Frozen lava lake, Paricutin, Mexico.
Frontispiece depicting several Vesuvius eruptions from Hamilton's 1779 Supplement to the Campi Phlegraei.
Hamilton observing Somma Vesuvius in full eruption from Hamilton's Campi Phlegraei: observations on the volcanos of the Two Sicilies.
On May 8th in 1902, St. Pierre, a city on the island of Martinique that was known as the Paris of the Caribbean, was completely destroyed by the nearby volcano, Mt. Pelée. A dense, swirling cloud of hot gases, volcanic ash, and rocks - known as nuée ardente (French for "burning cloud") - formed when the eruption column of the volcano collapsed downward. Moving at tremendous speed, it incinerated everything in its path. The volcanic flow spilled into the center of the city at about 300 miles per hour. The American Museum of Natural History sent curator Edmund Hovey, a geologist, to study the event. He collected haunting artifacts, many of which are on display in Nature’s Fury: The Science of Natural Disasters.

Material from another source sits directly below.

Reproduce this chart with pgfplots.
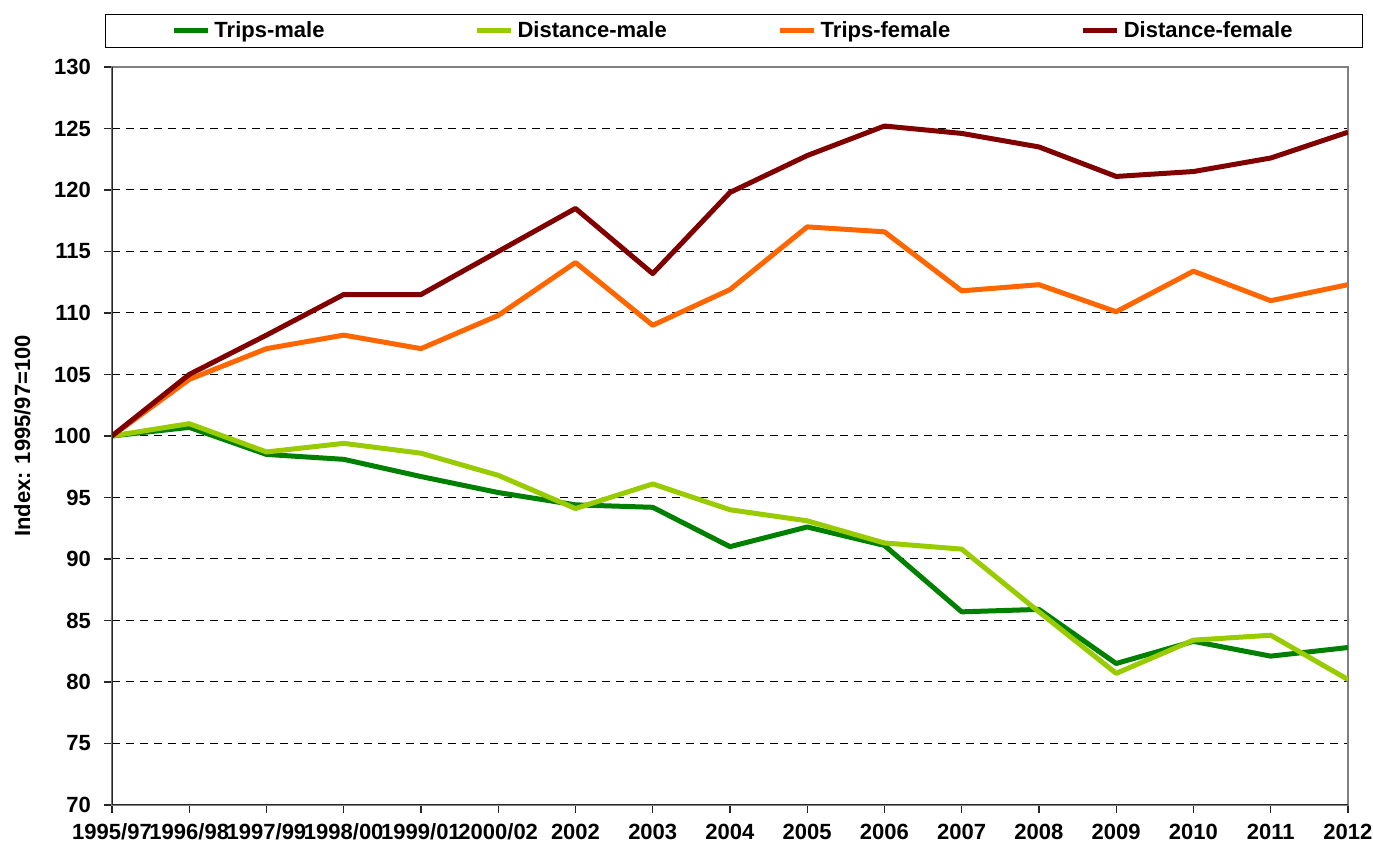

The Museum Library's images of volcanoes, a sampling of which are seen in this Digital Special Collections exhibit, show the destruction following the 1902 volcanic eruption in St. Pierre, volcanic activity from the period of 1943 to 1950 in Paricutin, Mexico, and artwork from the Rare Book Collection depicting Mount Vesuvius in Italy in 1779.